Friday, November 13, 2009

The Key Assumption: Michelle Girard On CNBC

In a video which can currently be seen here, RBS senior economist Michelle Girard argued, in an appearance on CNBC this morning, that the US economy is now on the brink of experiencing the sort of sling-shot employment recovery which has been historically characteristic, at least up through the 1982 period.

She referenced the recent 9%+ productivity gain, and historic pickup in monthly employment of the 1982 recovery, as reasons to believe that the economy's unemployment bottom is at hand.

To me, Girard's forecast of 250,000 jobs added monthly next year illustrates the key assumption about our current economic situation.

If today's economy is like that of nearly 30 years ago, then Girard is correct. If it's not, and we are experiencing both a once-in-a-generation mismanagement of the economy, along with a radically different type of economy now than in 1982, then I believe the many other economists and pundits who disagree with Girard, will be correct.

That includes economists like David Malpass, and pundits like Mort Zuckerman.

Much as I'd like to believe Girard, I personally favor the latter two.
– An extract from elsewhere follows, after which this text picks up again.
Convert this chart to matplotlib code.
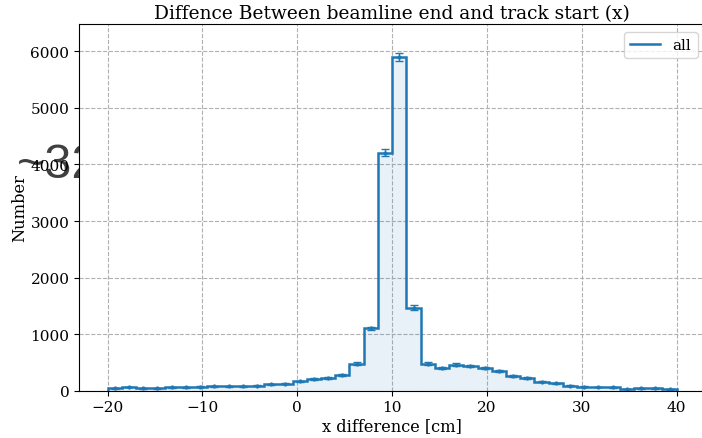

I just think too much else has gone wrong in our current economic climate to favor a simple historical extrapolation of prior recovery experiences.

As my business partner opined at lunch the other day, we are suffering a loss of confidence stemming from the near decade-long housing bubble which was abetted by the federal government, followed by the Fed's mismanagement of its bursting, and, now, the current administration's overspending, combined with the Fed's monetizing the debt to fund that overspending.

Meanwhile, tax rates are rising, more spending is being planned and passed by Congress, while the sole source of economic activity seems to be Fed liquidity.

All of this leads sensible business people to doubt that there is much in the way of market forces for recovery which are not simply the pass-through effect of Fed liquidity and government stimulus spending.

Thus, I don't see Girard's rosy expectations coming true, because the source of the growth she envisions requires confidence that, in my and others' opinions, does not yet widely exist in the business community.